While I don't really want to pursue engine work, I proposed this engine refresh project after being unable to find a local marina that wanted to do the work. I felt I could handle it, wanted to know what was involved, and wanted to save the boat owner some money. I'm appreciative of the boat owner for having confidence in me and accepting my engine refresh proposal as it was a learning experience for me. Identifying, locating, and purchasing parts was more time consuming than I thought and a bit frustrating too... but now I've established some Chris Craft contacts and resources.
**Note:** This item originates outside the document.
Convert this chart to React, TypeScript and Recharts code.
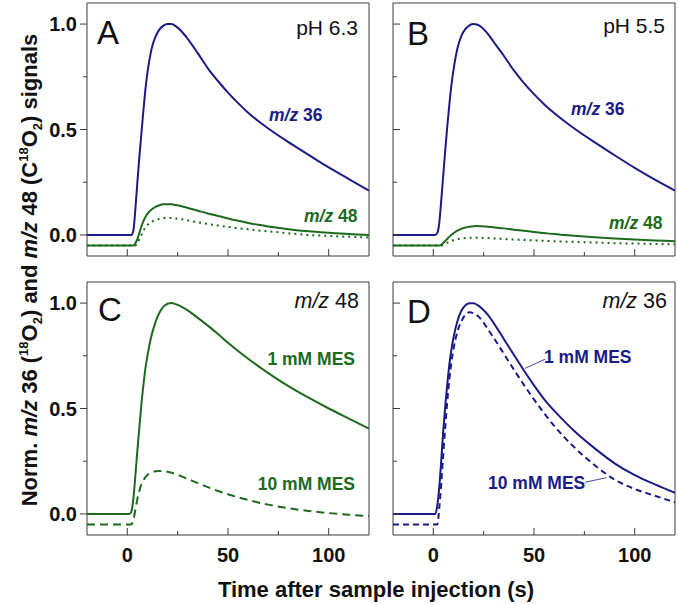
import React from 'react';
import { LineChart, Line, XAxis, YAxis, ReferenceArea, ReferenceLine } from 'recharts';

// time grid (s) shared by all traces
const TIME = [-20, 1, 2, 3, 4, 5, 6, 7, 8, 9, 10, 12, 14, 16, 18, 20, 22, 24, 27, 30, 35, 40, 45, 50, 55, 60, 65, 70, 80, 90, 100, 110, 120];

// panel A, pH 6.3
const A_M36 = [0, 0, 0, 0.02, 0.12, 0.25, 0.37, 0.48, 0.59, 0.69, 0.77, 0.88, 0.94, 0.975, 0.993, 1.0, 1.0, 0.99, 0.965, 0.93, 0.862, 0.79, 0.73, 0.675, 0.625, 0.58, 0.54, 0.505, 0.44, 0.38, 0.32, 0.265, 0.21];
const A_M48 = [-0.05, -0.05, -0.05, -0.05, -0.04, -0.02, 0.01, 0.04, 0.065, 0.085, 0.1, 0.12, 0.133, 0.141, 0.145, 0.146, 0.145, 0.142, 0.136, 0.128, 0.115, 0.102, 0.09, 0.078, 0.067, 0.057, 0.048, 0.04, 0.027, 0.017, 0.01, 0.004, 0.0];
const A_M48_DOT = [-0.05, -0.05, -0.05, -0.05, -0.05, -0.04, -0.02, 0.0, 0.02, 0.035, 0.047, 0.062, 0.071, 0.076, 0.079, 0.08, 0.08, 0.078, 0.074, 0.069, 0.06, 0.052, 0.045, 0.038, 0.032, 0.027, 0.021, 0.017, 0.008, 0.0, -0.005, -0.009, -0.012];

// panel B, pH 5.5
const B_M36 = [0, 0, 0.01, 0.06, 0.17, 0.29, 0.41, 0.52, 0.62, 0.71, 0.78, 0.885, 0.945, 0.977, 0.994, 1.0, 0.997, 0.985, 0.955, 0.915, 0.85, 0.78, 0.72, 0.668, 0.62, 0.578, 0.54, 0.505, 0.44, 0.378, 0.318, 0.262, 0.21];
const B_M48 = [-0.05, -0.05, -0.05, -0.05, -0.046, -0.038, -0.028, -0.018, -0.008, 0.0, 0.008, 0.02, 0.029, 0.035, 0.039, 0.041, 0.042, 0.041, 0.039, 0.036, 0.031, 0.025, 0.02, 0.014, 0.009, 0.004, 0.0, -0.004, -0.011, -0.017, -0.022, -0.026, -0.03];
const B_M48_DOT = [-0.05, -0.05, -0.05, -0.05, -0.05, -0.047, -0.042, -0.037, -0.032, -0.028, -0.025, -0.02, -0.017, -0.015, -0.014, -0.013, -0.013, -0.014, -0.015, -0.017, -0.019, -0.022, -0.024, -0.026, -0.028, -0.03, -0.032, -0.033, -0.036, -0.039, -0.041, -0.043, -0.045];

// panel C, m/z 48
const C_1MM = [0, 0, 0.01, 0.07, 0.18, 0.3, 0.41, 0.52, 0.61, 0.69, 0.75, 0.845, 0.91, 0.955, 0.983, 0.997, 1.0, 0.995, 0.982, 0.965, 0.93, 0.893, 0.853, 0.812, 0.773, 0.736, 0.701, 0.668, 0.606, 0.551, 0.5, 0.452, 0.405];
const C_10MM = [-0.05, -0.05, -0.05, -0.03, 0.02, 0.07, 0.11, 0.14, 0.16, 0.175, 0.185, 0.196, 0.202, 0.204, 0.204, 0.2, 0.195, 0.189, 0.178, 0.166, 0.146, 0.127, 0.109, 0.093, 0.079, 0.066, 0.054, 0.044, 0.027, 0.014, 0.004, -0.004, -0.01];

// panel D, m/z 36
const D_1MM = [0, 0, 0.04, 0.13, 0.26, 0.4, 0.52, 0.62, 0.71, 0.78, 0.835, 0.915, 0.965, 0.99, 0.999, 0.999, 0.99, 0.975, 0.945, 0.905, 0.83, 0.755, 0.68, 0.61, 0.545, 0.49, 0.44, 0.393, 0.312, 0.24, 0.184, 0.14, 0.1];
const D_10MM = [-0.05, -0.05, -0.05, 0.03, 0.15, 0.29, 0.42, 0.54, 0.64, 0.72, 0.78, 0.865, 0.915, 0.945, 0.957, 0.952, 0.94, 0.92, 0.878, 0.835, 0.76, 0.685, 0.612, 0.543, 0.478, 0.418, 0.364, 0.316, 0.232, 0.163, 0.118, 0.086, 0.055];

const X_TICKS = [0, 25, 50, 75, 100];
const Y_TICKS = [0, 0.25, 0.5, 0.75, 1];
const X_LABELS = [0, 50, 100];
const Y_LABELS = [0, 0.5, 1];

const BLUE = '#1b1b87';
const GREEN = '#1d6a1d';
const FRAME = '#3a3a3a';
const INK = '#111';
const FONT = 'Arial, "Liberation Sans", Helvetica, sans-serif';

const PLOT_W = 282;
const PLOT_H = 253;
const ML = 70;
const MT = 10;
const MR = 10;
const MB = 40;

const rowsA = TIME.map((t, i) => ({ t, m36: A_M36[i], m48: A_M48[i], m48dot: A_M48_DOT[i] }));
const rowsB = TIME.map((t, i) => ({ t, m36: B_M36[i], m48: B_M48[i], m48dot: B_M48_DOT[i] }));
const rowsC = TIME.map((t, i) => ({ t, mes1: C_1MM[i], mes10: C_10MM[i] }));
const rowsD = TIME.map((t, i) => ({ t, mes1: D_1MM[i], mes10: D_10MM[i] }));

const XTick = ({ x, y, payload, showLabel }: any) => {
  const v = payload.value;
  const major = X_LABELS.includes(v);
  return (
    <g>
      <line x1={x} x2={x} y1={y} y2={y - (major ? 7 : 4)} stroke={FRAME} strokeWidth={1} />
      {showLabel && major && (
        <text x={x} y={y + 27} textAnchor="middle" fontSize={20} fontWeight="bold" fill={INK} fontFamily={FONT}>
          {v}
        </text>
      )}
    </g>
  );
};

const YTick = ({ x, y, payload, showLabel, outward }: any) => {
  const v = payload.value;
  const major = Y_LABELS.includes(v);
  const len = major ? 7 : 4;
  return (
    <g>
      <line x1={x} x2={outward ? x - len : x + len} y1={y} y2={y} stroke={FRAME} strokeWidth={1} />
      {showLabel && major && (
        <text x={x - 10} y={y + 7} textAnchor="end" fontSize={20} fontWeight="bold" fill={INK} fontFamily={FONT}>
          {v.toFixed(1)}
        </text>
      )}
    </g>
  );
};

interface Series {
  key: string;
  color: string;
  dash?: string;
}

interface PanelProps {
  left: number;
  top: number;
  rows: any[];
  series: Series[];
  bottom: boolean;
  leftSide: boolean;
  children?: React.ReactNode;
}

const Panel = ({ left, top, rows, series, bottom, leftSide, children }: PanelProps) => (
  <div style={{ position: 'absolute', left: left - ML, top: top - MT }}>
    <LineChart
      width={PLOT_W + ML + MR}
      height={PLOT_H + MT + MB}
      data={rows}
      margin={{ top: MT, right: MR, bottom: 0, left: 0 }}
    >
      <XAxis
        dataKey="t"
        type="number"
        domain={[-20, 120]}
        ticks={X_TICKS}
        interval={0}
        allowDataOverflow
        axisLine={false}
        tickLine={false}
        tickSize={0}
        tickMargin={0}
        height={MB}
        tick={(p: any) => <XTick {...p} showLabel={bottom} />}
      />
      <YAxis
        type="number"
        domain={[-0.1, 1.1]}
        ticks={Y_TICKS}
        interval={0}
        allowDataOverflow
        axisLine={false}
        tickLine={false}
        tickSize={0}
        tickMargin={0}
        width={ML}
        tick={(p: any) => <YTick {...p} showLabel={leftSide} outward={leftSide} />}
      />
      <ReferenceArea x1={-20} x2={120} y1={-0.1} y2={1.1} fill="none" stroke={FRAME} strokeWidth={1} />
      {series.map((s) => (
        <Line
          key={s.key}
          dataKey={s.key}
          type="monotone"
          stroke={s.color}
          strokeWidth={2}
          strokeDasharray={s.dash}
          dot={false}
          activeDot={false}
          isAnimationActive={false}
        />
      ))}
      {children}
    </LineChart>
  </div>
);

const MZ = ({ children }: { children: React.ReactNode }) => (
  <>
    <tspan fontStyle="italic">m/z</tspan>
    <tspan>{children}</tspan>
  </>
);

export default function App() {
  return (
    <div style={{ position: 'absolute', left: 0, top: 0, width: 678, height: 604, background: '#fff', fontFamily: FONT }}>
      <Panel
        left={87}
        top={3}
        rows={rowsA}
        bottom={false}
        leftSide
        series={[
          { key: 'm48dot', color: GREEN, dash: '2 4' },
          { key: 'm48', color: GREEN },
          { key: 'm36', color: BLUE },
        ]}
      />
      <Panel
        left={393}
        top={3}
        rows={rowsB}
        bottom={false}
        leftSide={false}
        series={[
          { key: 'm48dot', color: GREEN, dash: '2 4' },
          { key: 'm48', color: GREEN },
          { key: 'm36', color: BLUE },
        ]}
      />
      <Panel
        left={87}
        top={282}
        rows={rowsC}
        bottom
        leftSide
        series={[
          { key: 'mes10', color: GREEN, dash: '8 5' },
          { key: 'mes1', color: GREEN },
        ]}
      />
      <Panel
        left={393}
        top={282}
        rows={rowsD}
        bottom
        leftSide={false}
        series={[
          { key: 'mes10', color: BLUE, dash: '6 4' },
          { key: 'mes1', color: BLUE },
        ]}
      >
        <ReferenceLine segment={[{ x: 55.5, y: 0.734 }, { x: 45.5, y: 0.69 }]} stroke={BLUE} strokeWidth={0.8} />
        <ReferenceLine segment={[{ x: 75.3, y: 0.15 }, { x: 86, y: 0.172 }]} stroke={BLUE} strokeWidth={0.8} />
      </Panel>

      <svg
        width={678}
        height={604}
        style={{ position: 'absolute', left: 0, top: 0, pointerEvents: 'none' }}
        fontFamily={FONT}
      >
        <text x={97} y={44} fontSize={33} fill={INK}>A</text>
        <text x={407} y={45} fontSize={33} fill={INK}>B</text>
        <text x={98} y={321} fontSize={33} fill={INK}>C</text>
        <text x={407} y={323} fontSize={33} fill={INK}>D</text>

        <text x={358} y={35} fontSize={21} textAnchor="end" fill={INK}>pH 6.3</text>
        <text x={665} y={33} fontSize={21} textAnchor="end" fill={INK}>pH 5.5</text>
        <text x={359} y={308} fontSize={21.5} textAnchor="end" fill={INK}><MZ> 48</MZ></text>
        <text x={667} y={308} fontSize={21.5} textAnchor="end" fill={INK}><MZ> 36</MZ></text>

        <g fontSize={17.5} fontWeight="bold">
          <text x={269} y={121} fill={BLUE}><MZ> 36</MZ></text>
          <text x={571} y={115} fill={BLUE}><MZ> 36</MZ></text>
          <text x={304} y={222} fill={GREEN}><MZ> 48</MZ></text>
          <text x={609} y={229} fill={GREEN}><MZ> 48</MZ></text>
          <text x={355} y={365} textAnchor="end" fill={GREEN}>1 mM MES</text>
          <text x={355} y={490} textAnchor="end" fill={GREEN}>10 mM MES</text>
          <text x={544} y={363} fill={BLUE}>1 mM MES</text>
          <text x={488} y={489} fill={BLUE}>10 mM MES</text>
        </g>

        <text x={376} y={597} fontSize={22} fontWeight="bold" textAnchor="middle" fill={INK}>
          Time after sample injection (s)
        </text>
        <text
          transform="translate(37,270) rotate(-90)"
          fontSize={22}
          fontWeight="bold"
          textAnchor="middle"
          fill={INK}
        >
          <tspan>Norm. </tspan>
          <tspan fontStyle="italic">m/z</tspan>
          <tspan> 36 (</tspan>
          <tspan fontSize={13} dy={-9}>18</tspan>
          <tspan dy={9}>O</tspan>
          <tspan fontSize={13} dy={5}>2</tspan>
          <tspan dy={-5}>) and </tspan>
          <tspan fontStyle="italic">m/z</tspan>
          <tspan> 48 (C</tspan>
          <tspan fontSize={13} dy={-9}>18</tspan>
          <tspan dy={9}>O</tspan>
          <tspan fontSize={13} dy={5}>2</tspan>
          <tspan dy={-5}>) signals</tspan>
        </text>
      </svg>
    </div>
  );
}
Keeping my work area clean was a challenge too, my shop became a bit of a mess while working on it... greasy mechanical work done in the same area as woodworking does not mix well... grease, grime, and dirt seem to spread out everywhere, and the last thing I want is grease and grime on a woodworking project. All-in-all I'm very pleased and excited with the outcome.
Next up is a trial engine run on the next warm day... I wonder if it ever will arrive? In the mean time I'll continue forward with replacing the bottom.